Final recommendation
For most readers, the hOmeLabs 50 Pint Dehumidifier with Digital Controls is the safest first pick. It has the size, digital controls, and continuous drainage setup that fit a damp basement or larger bedroom without making the job harder than it needs to be.
Choose the Midea Cube 50 Pint if value matters and you still need 50-pint capacity. Choose the GE 50 Pint Dehumidifier with Digital Controls (AEN50LZ) if the room is large enough to justify a bigger machine. Choose the Frigidaire 35 Pint Dehumidifier with Digital Humidity Display (FFAD35T2T) for one-room control, and the Tosot 22 Pint Smart Dehumidifier with Digital Controls (TDH-D22B) for bedrooms and offices.
FAQs
Do digital controls matter more than capacity?
No. Capacity comes first because it determines whether the unit can handle the room. Digital controls matter after that because they make it easier to hold a steady humidity target.
What size dehumidifier do I need for a basement?
A 50-pint class unit fits most damp finished basements and larger lower-level spaces. A 35-pint unit fits smaller basement areas or one-room problems, and a 22-pint unit fits lighter moisture in compact spaces.

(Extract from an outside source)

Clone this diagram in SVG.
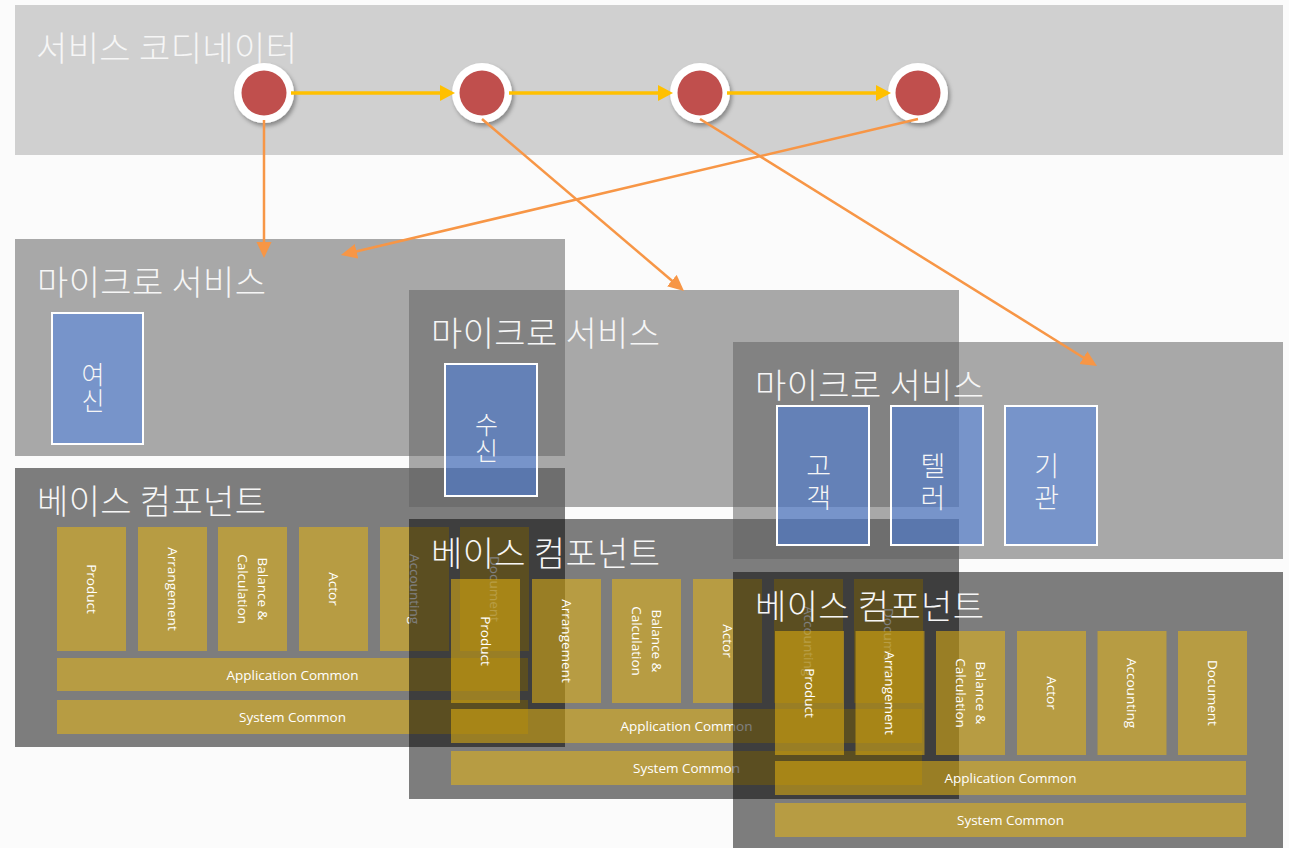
<svg xmlns="http://www.w3.org/2000/svg" width="1289" height="848" viewBox="0 0 1289 848">
  <defs>
    <style>
      .ko { font-family: "Noto Sans CJK KR", "Noto Sans", sans-serif; font-weight: 300; fill: #f6f6f6; }
      .title { font-size: 34px; }
      .blk { font-size: 25px; text-anchor: middle; }
      .blk3 { font-size: 27px; text-anchor: middle; }
      .en { font-family: "Open Sans", "Liberation Sans", sans-serif; font-size: 13.5px; fill: #ffffff; text-anchor: middle; }
      .micro { fill: #626262; fill-opacity: 0.54; }
      .base { fill: #000000; fill-opacity: 0.5; }
      .gold { fill: #ebb710; fill-opacity: 0.53; }
      .svc { fill: #4680ec; fill-opacity: 0.5; stroke: #ffffff; stroke-width: 2; }
      .flow { stroke: #ffc000; stroke-width: 3.5; fill: none; }
      .call { stroke: #f79646; stroke-width: 2.5; fill: none; }
    </style>
    <filter id="shadow" x="-30%" y="-30%" width="160%" height="160%">
      <feDropShadow dx="2" dy="3" stdDeviation="2" flood-color="#000" flood-opacity="0.35"/>
    </filter>
    <marker id="headY" markerUnits="userSpaceOnUse" markerWidth="16" markerHeight="16" refX="5" refY="8" orient="auto">
      <path d="M0,0 L15,8 L0,16 Z" fill="#ffc000"/>
    </marker>
    <marker id="headO" markerUnits="userSpaceOnUse" markerWidth="17" markerHeight="16" refX="6" refY="8" orient="auto">
      <path d="M0,0.5 L16,8 L0,15.5 Z" fill="#f79646"/>
    </marker>
  </defs>

  <rect x="0" y="0" width="1289" height="848" fill="#fbfbfb"/>

  <!-- coordinator band -->
  <g id="coordinator">
    <rect x="15" y="5" width="1268" height="150" fill="#d0d0d0"/>
    <text class="ko title" x="36" y="61" textLength="261" lengthAdjust="spacing">서비스 코디네이터</text>
  </g>

  <!-- stack 1 -->
  <g id="ms-1">
    <rect class="micro" x="15" y="239" width="550" height="217"/>
    <text class="ko title" x="37" y="295" textLength="229" lengthAdjust="spacing">마이크로 서비스</text>
    <g id="svc-loan">
      <rect class="svc" x="52" y="313" width="91" height="131"/>
      <text class="ko blk"><tspan x="93" y="383.5">여</tspan><tspan x="93" dy="26.5">신</tspan></text>
    </g>
  </g>
  <g id="bc-1">
    <rect class="base" x="15" y="468" width="550" height="279"/>
    <text class="ko title" x="37" y="514" textLength="229" lengthAdjust="spacing">베이스 컴포넌트</text>
    <rect class="gold" x="57" y="527" width="69" height="124"/>
    <rect class="gold" x="138" y="527" width="69" height="124"/>
    <rect class="gold" x="218" y="527" width="69" height="124"/>
    <rect class="gold" x="299" y="527" width="69" height="124"/>
    <rect class="gold" x="380" y="527" width="69" height="124"/>
    <rect class="gold" x="460" y="527" width="69" height="124"/>
    <text class="en" transform="translate(91.5,589) rotate(90)" y="4.7">Product</text>
    <text class="en" transform="translate(172.5,589) rotate(90)" y="4.7">Arrangement</text>
    <text class="en" transform="translate(252.5,589) rotate(90)"><tspan x="0" y="-5.3">Balance &amp;</tspan><tspan x="0" y="14.7">Calculation</tspan></text>
    <text class="en" transform="translate(333.5,589) rotate(90)" y="4.7">Actor</text>
    <text class="en" transform="translate(414.5,589) rotate(90)" y="4.7">Accounting</text>
    <text class="en" transform="translate(494.5,589) rotate(90)" y="4.7">Document</text>
    <rect class="gold" x="57" y="658" width="471" height="33"/>
    <text class="en" x="292.5" y="679.5">Application Common</text>
    <rect class="gold" x="57" y="700" width="471" height="34"/>
    <text class="en" x="292.5" y="722">System Common</text>
  </g>

  <!-- stack 2 -->
  <g id="ms-2">
    <rect class="micro" x="409" y="290" width="550" height="217"/>
    <text class="ko title" x="431" y="346" textLength="229" lengthAdjust="spacing">마이크로 서비스</text>
    <g id="svc-deposit">
      <rect class="svc" x="445" y="364" width="92" height="132"/>
      <text class="ko blk"><tspan x="486.5" y="433.5">수</tspan><tspan x="486.5" dy="26.5">신</tspan></text>
    </g>
  </g>
  <g id="bc-2">
    <rect class="base" x="409" y="519" width="550" height="280"/>
    <text class="ko title" x="431" y="566" textLength="229" lengthAdjust="spacing">베이스 컴포넌트</text>
    <rect class="gold" x="451" y="579" width="69" height="124"/>
    <rect class="gold" x="532" y="579" width="69" height="124"/>
    <rect class="gold" x="612" y="579" width="69" height="124"/>
    <rect class="gold" x="693" y="579" width="69" height="124"/>
    <rect class="gold" x="774" y="579" width="69" height="124"/>
    <rect class="gold" x="854" y="579" width="69" height="124"/>
    <text class="en" transform="translate(485.5,641) rotate(90)" y="4.7">Product</text>
    <text class="en" transform="translate(566.5,641) rotate(90)" y="4.7">Arrangement</text>
    <text class="en" transform="translate(646.5,641) rotate(90)"><tspan x="0" y="-5.3">Balance &amp;</tspan><tspan x="0" y="14.7">Calculation</tspan></text>
    <text class="en" transform="translate(727.5,641) rotate(90)" y="4.7">Actor</text>
    <text class="en" transform="translate(808.5,641) rotate(90)" y="4.7">Accounting</text>
    <text class="en" transform="translate(888.5,641) rotate(90)" y="4.7">Document</text>
    <rect class="gold" x="451" y="709" width="471" height="34"/>
    <text class="en" x="686.5" y="731">Application Common</text>
    <rect class="gold" x="451" y="751" width="471" height="34"/>
    <text class="en" x="686.5" y="773">System Common</text>
  </g>

  <!-- stack 3 -->
  <g id="ms-3">
    <rect class="micro" x="733" y="342" width="550" height="217"/>
    <text class="ko title" x="755" y="398" textLength="229" lengthAdjust="spacing">마이크로 서비스</text>
    <g id="svc-customer">
      <rect class="svc" x="777" y="406" width="92" height="139"/>
      <text class="ko blk3"><tspan x="818.7" y="476">고</tspan><tspan x="818.7" dy="32">객</tspan></text>
    </g>
    <g id="svc-teller">
      <rect class="svc" x="891" y="406" width="92" height="139"/>
      <text class="ko blk3"><tspan x="933" y="476">텔</tspan><tspan x="933" dy="32">러</tspan></text>
    </g>
    <g id="svc-institution">
      <rect class="svc" x="1005" y="406" width="92" height="139"/>
      <text class="ko blk3"><tspan x="1046.7" y="476">기</tspan><tspan x="1046.7" dy="32">관</tspan></text>
    </g>
  </g>
  <g id="bc-3">
    <rect class="base" x="733" y="572" width="550" height="279"/>
    <text class="ko title" x="755" y="619" textLength="229" lengthAdjust="spacing">베이스 컴포넌트</text>
    <rect class="gold" x="775" y="631" width="69" height="124"/>
    <rect class="gold" x="855.5" y="631" width="69" height="124"/>
    <rect class="gold" x="936" y="631" width="69" height="124"/>
    <rect class="gold" x="1017" y="631" width="69" height="124"/>
    <rect class="gold" x="1097.5" y="631" width="69" height="124"/>
    <rect class="gold" x="1178" y="631" width="69" height="124"/>
    <text class="en" transform="translate(809.5,693) rotate(90)" y="4.7">Product</text>
    <text class="en" transform="translate(890,693) rotate(90)" y="4.7">Arrangement</text>
    <text class="en" transform="translate(970.5,693) rotate(90)"><tspan x="0" y="-5.3">Balance &amp;</tspan><tspan x="0" y="14.7">Calculation</tspan></text>
    <text class="en" transform="translate(1051.5,693) rotate(90)" y="4.7">Actor</text>
    <text class="en" transform="translate(1132,693) rotate(90)" y="4.7">Accounting</text>
    <text class="en" transform="translate(1212.5,693) rotate(90)" y="4.7">Document</text>
    <rect class="gold" x="775" y="761" width="471" height="34"/>
    <text class="en" x="1010.5" y="783">Application Common</text>
    <rect class="gold" x="775" y="803" width="471" height="34"/>
    <text class="en" x="1010.5" y="825">System Common</text>
  </g>

  <!-- orchestration steps -->
  <g id="step-1" filter="url(#shadow)">
    <circle cx="264" cy="93" r="30" fill="#ffffff"/>
    <circle cx="264" cy="93" r="22.5" fill="#c0504d"/>
  </g>
  <g id="step-2" filter="url(#shadow)">
    <circle cx="482" cy="93" r="30" fill="#ffffff"/>
    <circle cx="482" cy="93" r="22.5" fill="#c0504d"/>
  </g>
  <g id="step-3" filter="url(#shadow)">
    <circle cx="700" cy="93" r="30" fill="#ffffff"/>
    <circle cx="700" cy="93" r="22.5" fill="#c0504d"/>
  </g>
  <g id="step-4" filter="url(#shadow)">
    <circle cx="918" cy="93" r="30" fill="#ffffff"/>
    <circle cx="918" cy="93" r="22.5" fill="#c0504d"/>
  </g>

  <!-- connectors -->
  <g id="connectors">
    <line class="flow" x1="291" y1="93" x2="445" y2="93" marker-end="url(#headY)"/>
    <line class="flow" x1="509" y1="93" x2="663" y2="93" marker-end="url(#headY)"/>
    <line class="flow" x1="727" y1="93" x2="881" y2="93" marker-end="url(#headY)"/>
    <line class="call" x1="264" y1="120" x2="264" y2="248" marker-end="url(#headO)"/>
    <line class="call" x1="482" y1="119" x2="676.4" y2="284.5" marker-end="url(#headO)"/>
    <line class="call" x1="700" y1="119" x2="1088.5" y2="360.7" marker-end="url(#headO)"/>
    <line class="call" x1="918" y1="119" x2="350.7" y2="252.7" marker-end="url(#headO)"/>
  </g>
</svg>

Is continuous drainage worth it?
Yes, especially if the unit runs often. It cuts down on bucket emptying, which is usually the part people get tired of first.
How often should the filter be cleaned?
About once a month is a good baseline, and sooner if the room is dusty or the dehumidifier runs a lot. The washable intake filter is there to protect airflow, not replace an air purifier filter.
Do these machines clean the air too?
Not in the way an air purifier does. They remove moisture from the air, and the filter helps protect the machine, but they are not built for particle removal.
What humidity setting makes sense for a home?
A midrange target around 45% to 50% works well for most living spaces. Lower it a bit if condensation is a problem, then raise it if the room starts to feel too dry.
Should I buy a bigger unit just to be safe?
No. Bigger only helps when the room is truly large or truly damp. In smaller rooms, oversizing adds bulk and noise without much benefit.